Concluding that these services were needed was the easy part for our founders. Devising a way to assure that that “final responsibility and ultimate authority for A.A. world services should always reside in the collective conscience of our whole Fellowship” (Concept One) was not as obvious. The General Service Conference Structure and the “Twelve Concepts for World Service” were the solution.

 

Chapter One of The A.A. Service Manual describes this structure as an “upside down organization.” It starts with your A.A. group electing a General Service Representative (G.S.R.) to actively participate in the District and Area group consciences. The Area Assembly elects a Delegate to represent the Area for two years at the General Service Conference Meeting held each spring in New York. The key to the full voice of A.A. being heard is your group participating through your G.S.R. No G.S.R., no voice!

 

This brings us back to how I started: this May, I will be representing Area 53 at the 69th Meeting of the General Service Conference. Seventy-two items make up this year’s Agenda. In the next few days, I will post the list on this site, so you can see what we will be deliberating. We’ll be looking at items like whether we change the language of some of our literature to be “more modern and inclusive,” if and/or how we participate in social media such as YouTube and LinkedIn, and whether to suggest that non-alcoholics be limited to observing, but not participating, at “open” meetings.

 

You, too, can have a say. How? By attending the Area 53 Mini-Conference on March 8-10 at Deer Creek State Park.
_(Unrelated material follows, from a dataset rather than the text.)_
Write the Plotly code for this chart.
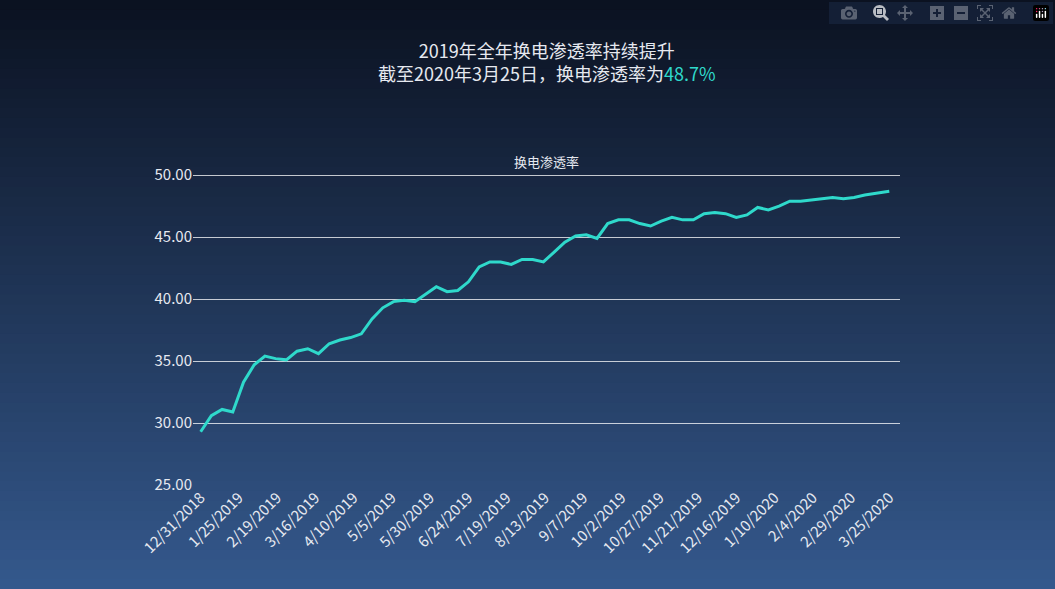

The Mini-Conference will consider twenty-five of the Agenda Items – including those that I referred to above. Come on out and help shape the Area’s group conscience. Please help me become fully informed of the views of Area 53 A.A.s. You can register by going to the Mini-Conference link on this website.

 

I hope to see you at the Mini-Conference, and I look forward to helping Area 53 have informed group consciences by communicating events and actions happening through the big inclusive world of Alcoholics Anonymous.